His political journey is littered with the political cadavers of his opponents. Even those who survived the devastating effects of Hurricane-Mark are still living on life-support, in political oblivion.
This is the stuff that is the David Mark phenomenon. This is the man that is now the centre of gravity of the coalition to end Bola Tinubu/APC’s tenancy in Aso Rock. He is the freshly inaugurated Interim National Chairman of the ADC.
All eyes are now on him: the ruling APC looks at him with trepidation while Nigerians see him as the rallying point for a redemptive leadership shift.
It’s a good and a bad thing. It’s a good thing, even flattering, that even in old age, Nigeria is still knocking on his door, to lead the redemptive-charge against ineptitude, mediocrity, cluelessness and predation.
On the other hand, it shows, sadly, that Nigeria is not working; and stopped working since 2015!
This is why Mark cannot be allowed to enjoy his quiet and deserving retirement with his grandchildren; he still has to shoulder Nigeria’s burden on his 77-year-old frame.
He doesn’t have to do it, but he has agreed to. When a solemn duty such as national redemption calls, patriotism has to answer affirmatively. Retirement can wait. Grandchildren can be persuaded to understand.

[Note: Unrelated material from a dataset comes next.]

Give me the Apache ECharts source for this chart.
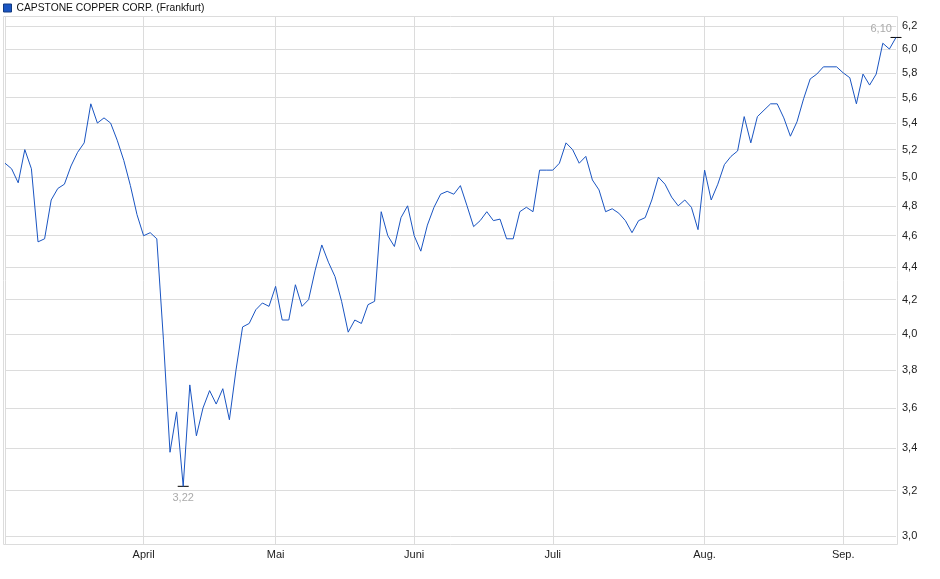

This brings up the issue of sacrifice. If a grandfather has to come out of retirement to lead the rescue coalition in a country of over 200 million people, the matter must be serious and grave.
Mark’s love for Nigeria must be deeper than his love for his comfort. It is the hope of all angry, suffering, marginalised, bypassed, ignored, disenfranchised, terrorised, traumatised, impoverished and despised Nigerians that Mark’s coalition, the revived and rebranded ADC, will make the historic mark, Come 2027.
Nigeria hopes. History waits. Oppression panics. It’s time to shake off despondency and begin the process of national rebirth.
Imobo-Tswam, a retired newspaper editor and good governance advocate, writes from Abuja.